> **DIRECTION**
Give all of the lines again exactly as they read.

> **RAW DATA**

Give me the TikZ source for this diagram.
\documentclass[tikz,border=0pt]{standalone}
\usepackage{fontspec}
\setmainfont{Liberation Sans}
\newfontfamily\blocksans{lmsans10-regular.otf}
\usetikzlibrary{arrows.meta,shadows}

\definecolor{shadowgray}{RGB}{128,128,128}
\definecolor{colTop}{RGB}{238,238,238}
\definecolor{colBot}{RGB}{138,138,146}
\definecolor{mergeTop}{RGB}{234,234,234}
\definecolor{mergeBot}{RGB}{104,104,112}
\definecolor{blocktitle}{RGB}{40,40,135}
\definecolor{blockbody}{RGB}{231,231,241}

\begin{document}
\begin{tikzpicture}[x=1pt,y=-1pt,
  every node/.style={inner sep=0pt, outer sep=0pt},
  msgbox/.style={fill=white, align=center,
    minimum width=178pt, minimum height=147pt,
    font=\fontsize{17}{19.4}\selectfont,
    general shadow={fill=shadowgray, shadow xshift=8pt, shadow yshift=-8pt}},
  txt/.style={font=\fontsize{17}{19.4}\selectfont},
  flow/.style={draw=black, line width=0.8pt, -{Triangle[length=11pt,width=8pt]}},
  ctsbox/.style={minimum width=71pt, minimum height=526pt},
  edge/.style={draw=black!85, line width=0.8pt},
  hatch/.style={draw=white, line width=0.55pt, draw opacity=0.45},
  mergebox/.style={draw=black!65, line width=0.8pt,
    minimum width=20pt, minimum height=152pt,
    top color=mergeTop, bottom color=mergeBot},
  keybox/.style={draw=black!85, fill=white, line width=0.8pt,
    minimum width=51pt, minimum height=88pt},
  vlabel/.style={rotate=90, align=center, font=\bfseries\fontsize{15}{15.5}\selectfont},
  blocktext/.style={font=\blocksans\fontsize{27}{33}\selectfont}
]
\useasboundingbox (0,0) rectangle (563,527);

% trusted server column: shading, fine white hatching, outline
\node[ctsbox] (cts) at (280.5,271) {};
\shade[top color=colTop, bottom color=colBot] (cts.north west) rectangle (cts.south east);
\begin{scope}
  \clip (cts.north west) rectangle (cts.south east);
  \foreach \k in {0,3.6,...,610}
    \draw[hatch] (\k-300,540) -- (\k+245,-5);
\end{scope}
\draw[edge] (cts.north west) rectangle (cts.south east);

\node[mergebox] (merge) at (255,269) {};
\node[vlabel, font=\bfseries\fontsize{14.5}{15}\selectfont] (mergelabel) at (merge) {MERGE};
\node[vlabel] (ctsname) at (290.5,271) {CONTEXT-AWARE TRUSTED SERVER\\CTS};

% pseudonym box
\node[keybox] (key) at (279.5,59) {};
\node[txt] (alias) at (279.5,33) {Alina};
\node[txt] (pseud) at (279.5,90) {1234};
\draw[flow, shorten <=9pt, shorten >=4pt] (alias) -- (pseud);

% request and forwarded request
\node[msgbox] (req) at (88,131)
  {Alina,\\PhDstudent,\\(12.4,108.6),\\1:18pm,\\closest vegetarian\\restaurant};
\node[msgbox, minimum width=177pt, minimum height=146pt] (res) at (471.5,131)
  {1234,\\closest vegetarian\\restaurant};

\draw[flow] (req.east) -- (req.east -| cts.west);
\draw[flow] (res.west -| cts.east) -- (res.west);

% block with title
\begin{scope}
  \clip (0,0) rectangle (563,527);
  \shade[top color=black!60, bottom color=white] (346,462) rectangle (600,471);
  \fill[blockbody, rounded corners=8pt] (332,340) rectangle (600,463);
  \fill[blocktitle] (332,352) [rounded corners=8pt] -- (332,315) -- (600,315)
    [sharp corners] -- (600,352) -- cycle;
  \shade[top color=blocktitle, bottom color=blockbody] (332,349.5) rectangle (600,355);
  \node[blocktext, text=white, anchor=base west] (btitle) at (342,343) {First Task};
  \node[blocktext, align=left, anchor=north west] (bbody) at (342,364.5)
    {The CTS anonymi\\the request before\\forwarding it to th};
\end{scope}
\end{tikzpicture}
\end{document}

> **FULL ANSWER**
Give me the TikZ source for this diagram.
\documentclass[tikz,border=0pt]{standalone}
\usepackage{fontspec}
\setmainfont{Liberation Sans}
\newfontfamily\blocksans{lmsans10-regular.otf}
\usetikzlibrary{arrows.meta,shadows}

\definecolor{shadowgray}{RGB}{128,128,128}
\definecolor{colTop}{RGB}{238,238,238}
\definecolor{colBot}{RGB}{138,138,146}
\definecolor{mergeTop}{RGB}{234,234,234}
\definecolor{mergeBot}{RGB}{104,104,112}
\definecolor{blocktitle}{RGB}{40,40,135}
\definecolor{blockbody}{RGB}{231,231,241}

\begin{document}
\begin{tikzpicture}[x=1pt,y=-1pt,
  every node/.style={inner sep=0pt, outer sep=0pt},
  msgbox/.style={fill=white, align=center,
    minimum width=178pt, minimum height=147pt,
    font=\fontsize{17}{19.4}\selectfont,
    general shadow={fill=shadowgray, shadow xshift=8pt, shadow yshift=-8pt}},
  txt/.style={font=\fontsize{17}{19.4}\selectfont},
  flow/.style={draw=black, line width=0.8pt, -{Triangle[length=11pt,width=8pt]}},
  ctsbox/.style={minimum width=71pt, minimum height=526pt},
  edge/.style={draw=black!85, line width=0.8pt},
  hatch/.style={draw=white, line width=0.55pt, draw opacity=0.45},
  mergebox/.style={draw=black!65, line width=0.8pt,
    minimum width=20pt, minimum height=152pt,
    top color=mergeTop, bottom color=mergeBot},
  keybox/.style={draw=black!85, fill=white, line width=0.8pt,
    minimum width=51pt, minimum height=88pt},
  vlabel/.style={rotate=90, align=center, font=\bfseries\fontsize{15}{15.5}\selectfont},
  blocktext/.style={font=\blocksans\fontsize{27}{33}\selectfont}
]
\useasboundingbox (0,0) rectangle (563,527);

% trusted server column: shading, fine white hatching, outline
\node[ctsbox] (cts) at (280.5,271) {};
\shade[top color=colTop, bottom color=colBot] (cts.north west) rectangle (cts.south east);
\begin{scope}
  \clip (cts.north west) rectangle (cts.south east);
  \foreach \k in {0,3.6,...,610}
    \draw[hatch] (\k-300,540) -- (\k+245,-5);
\end{scope}
\draw[edge] (cts.north west) rectangle (cts.south east);

\node[mergebox] (merge) at (255,269) {};
\node[vlabel, font=\bfseries\fontsize{14.5}{15}\selectfont] (mergelabel) at (merge) {MERGE};
\node[vlabel] (ctsname) at (290.5,271) {CONTEXT-AWARE TRUSTED SERVER\\CTS};

% pseudonym box
\node[keybox] (key) at (279.5,59) {};
\node[txt] (alias) at (279.5,33) {Alina};
\node[txt] (pseud) at (279.5,90) {1234};
\draw[flow, shorten <=9pt, shorten >=4pt] (alias) -- (pseud);

% request and forwarded request
\node[msgbox] (req) at (88,131)
  {Alina,\\PhDstudent,\\(12.4,108.6),\\1:18pm,\\closest vegetarian\\restaurant};
\node[msgbox, minimum width=177pt, minimum height=146pt] (res) at (471.5,131)
  {1234,\\closest vegetarian\\restaurant};

\draw[flow] (req.east) -- (req.east -| cts.west);
\draw[flow] (res.west -| cts.east) -- (res.west);

% block with title
\begin{scope}
  \clip (0,0) rectangle (563,527);
  \shade[top color=black!60, bottom color=white] (346,462) rectangle (600,471);
  \fill[blockbody, rounded corners=8pt] (332,340) rectangle (600,463);
  \fill[blocktitle] (332,352) [rounded corners=8pt] -- (332,315) -- (600,315)
    [sharp corners] -- (600,352) -- cycle;
  \shade[top color=blocktitle, bottom color=blockbody] (332,349.5) rectangle (600,355);
  \node[blocktext, text=white, anchor=base west] (btitle) at (342,343) {First Task};
  \node[blocktext, align=left, anchor=north west] (bbody) at (342,364.5)
    {The CTS anonymi\\the request before\\forwarding it to th};
\end{scope}
\end{tikzpicture}
\end{document}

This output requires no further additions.